Jason Bessey: Rothbard of course did a lot to popularize the term “libertarianism” in the US, and to spread the idea that American libertarianism was a body of ideas and a political identity radically distinct from the emerging political conservatism of Buckley, Kirk, et al. But he was not at all the first person to use the term in the US. Here’s Benjamin Tucker using it in passing in the 1880s, for example: http://fair-use.org/benjamin-tucker/instead-of-a-book/liberty-and-the-george-theory, http://fair-use.org/benjamin-tucker/instead-of-a-book/a-libertarians-pet-despotisms (he also used it to translate the term “libertaire” in French Anarchist writing, e.g. here: http://fair-use.org/benjamin-tucker/instead-of-a-book/state-socialism-and-anarchism).
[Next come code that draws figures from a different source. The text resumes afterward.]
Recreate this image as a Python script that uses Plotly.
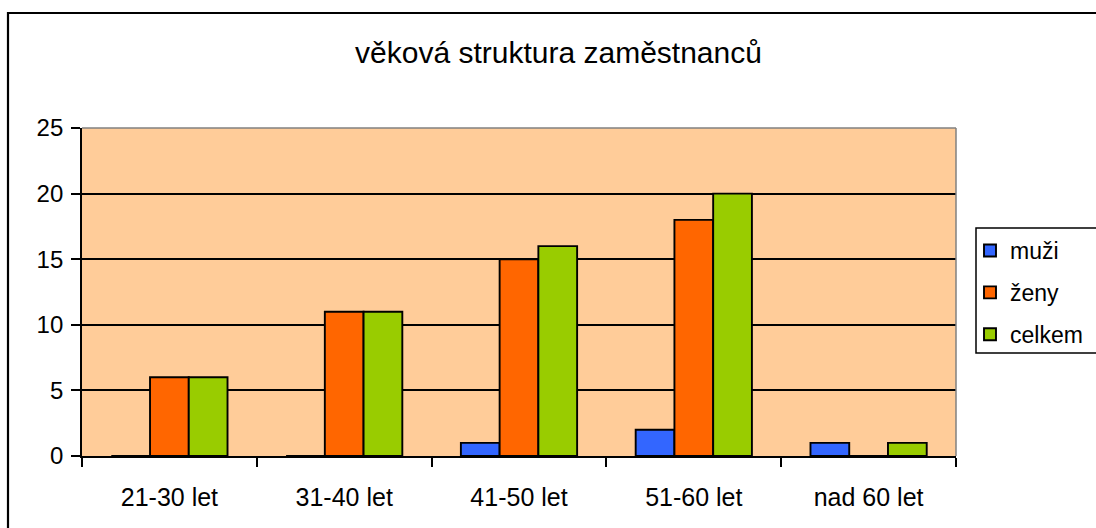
import plotly.graph_objects as go

categories = ["21-30 let", "31-40 let", "41-50 let", "51-60 let", "nad 60 let"]
muzi = [0, 0, 1, 2, 1]
zeny = [6, 11, 15, 18, 0]
celkem = [6, 11, 16, 20, 1]
series_names = ["muži", "ženy", "celkem"]
series_colors = ["#3366FF", "#FF6600", "#99CC00"]
y_ticks = [0, 5, 10, 15, 20, 25]
title_text = "věková struktura zaměstnanců"

FONT = "Arial, Liberation Sans, sans-serif"

L, R, T, B = 82, 956, 128, 456
PW, PH = R - L, B - T

def px(x):
    return (x - L) / PW

def py(y):
    return (B - y) / PH

fig = go.Figure()
for name, vals, col in zip(series_names, [muzi, zeny, celkem], series_colors):
    fig.add_trace(go.Bar(
        x=categories, y=vals, name=name, legendgroup=name,
        marker=dict(color=col, line=dict(color="black", width=1.9)),
    ))

fig.update_layout(
    width=1096, height=528,
    margin=dict(l=L, r=1096 - R, t=T, b=528 - B, autoexpand=False),
    paper_bgcolor="white",
    plot_bgcolor="#FFCC99",
    barmode="group", bargap=0.335, bargroupgap=0,
    font=dict(family=FONT, color="black", size=24),
    title=dict(text=title_text, x=558.5 / 1096, xref="container", xanchor="center",
               y=1 - 52 / 528, yref="container", yanchor="middle",
               font=dict(size=30, family=FONT, color="black")),
    legend=dict(x=px(970), xanchor="left", y=py(229), yanchor="top",
                borderwidth=0, bgcolor="rgba(0,0,0,0)",
                font=dict(size=23, family=FONT), tracegroupgap=9,
                itemwidth=30),
    xaxis=dict(type="category", tickson="boundaries", ticks="outside", ticklen=9,
               tickwidth=1.5, tickcolor="black", showline=True, linecolor="black",
               linewidth=1.8, showgrid=False, ticklabelstandoff=18,
               tickfont=dict(size=25, family=FONT)),
    yaxis=dict(range=[0, 25], tickvals=y_ticks, ticks="outside", ticklen=9, tickwidth=1.5,
               tickcolor="black", showline=True, linecolor="black", linewidth=1.8,
               showgrid=True, gridcolor="black", gridwidth=1.5, zeroline=False,
               ticklabelstandoff=3, tickfont=dict(size=24, family=FONT)),
    shapes=[
        dict(type="line", xref="paper", yref="paper", x0=0, x1=1, y0=1, y1=1,
             line=dict(color="#808080", width=1.5), layer="above"),
        dict(type="line", xref="paper", yref="paper", x0=1, x1=1, y0=0, y1=1,
             line=dict(color="#808080", width=1.5), layer="above"),
        dict(type="rect", xref="paper", yref="paper",
             x0=px(8), x1=px(1400), y0=py(13), y1=py(900),
             line=dict(color="black", width=2.2), layer="above"),
        dict(type="rect", xref="paper", yref="paper",
             x0=px(976), x1=px(1200), y0=py(228), y1=py(353),
             fillcolor="white", line=dict(color="black", width=1.5), layer="below"),
    ],
)

fig.write_html("out.html", config={"displayModeBar": False})

with open("out.html", "r", encoding="utf-8") as f:
    html = f.read()
html = html.replace("<body>", '<body style="margin:0;overflow:hidden">', 1)
with open("out.html", "w", encoding="utf-8") as f:
    f.write(html)
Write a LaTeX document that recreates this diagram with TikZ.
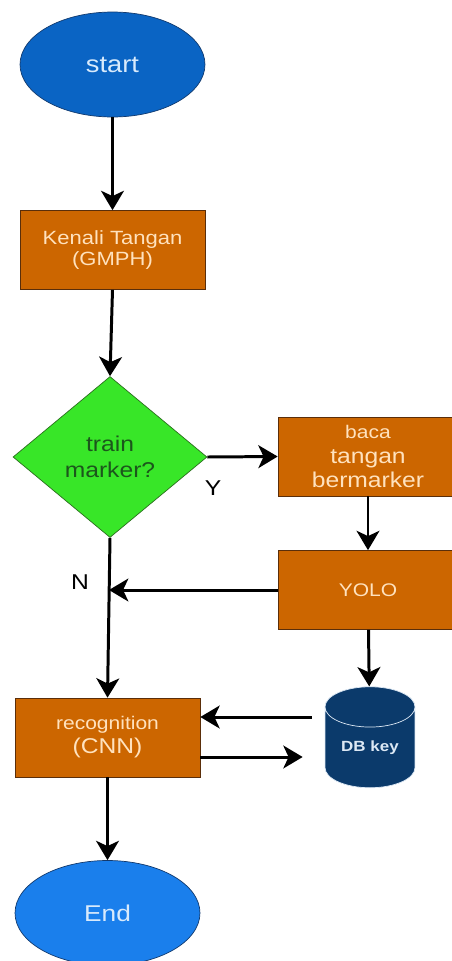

Charles Sprading’s LIBERTY AND THE GREAT LIBERTARIANS (first published 1913, http://archive.org/details/libertygreatlibe00spra) was published before Murray Rothbard was born, but it was later circulated pretty widely in laissez-faire circles in the 1950s and seems to have contributed to the uptake on the term by Rothbard and a number of others in the late 1950s and early 1960s.
Daniel Baber: I agree that “Intellectual Property” is a government-sanctioned monopoly, and that it ought to be abolished. But Rothbard did not. He opposed patents, but he specifically defended copyrights as a “prosecution of implicit theft.” (He also thought that in a market of total liberty (as he understands it) “Part of the patent protection now obtained by an inventor could be achieved on the free market by a type of ‘copyright’ protection.” See Man, Economy, and State, here: http://mises.org/rothbard/mes/chap10e.asp#7._Patents_Copyrights.
I am glad that contemporary Rothbardians have more or less unanimously come out against “Intellectual Property” restrictions, and have come to see that these are in fact government privileges, not protections of any legitimate property right. They’re right to believe that. But this is a new development, and in fact a reversal of position that has happened pretty suddenly and dramatically (over the course of the past 15 years or so). There’s no basis as far as I can tell for projecting the belief back onto Rothbard himself.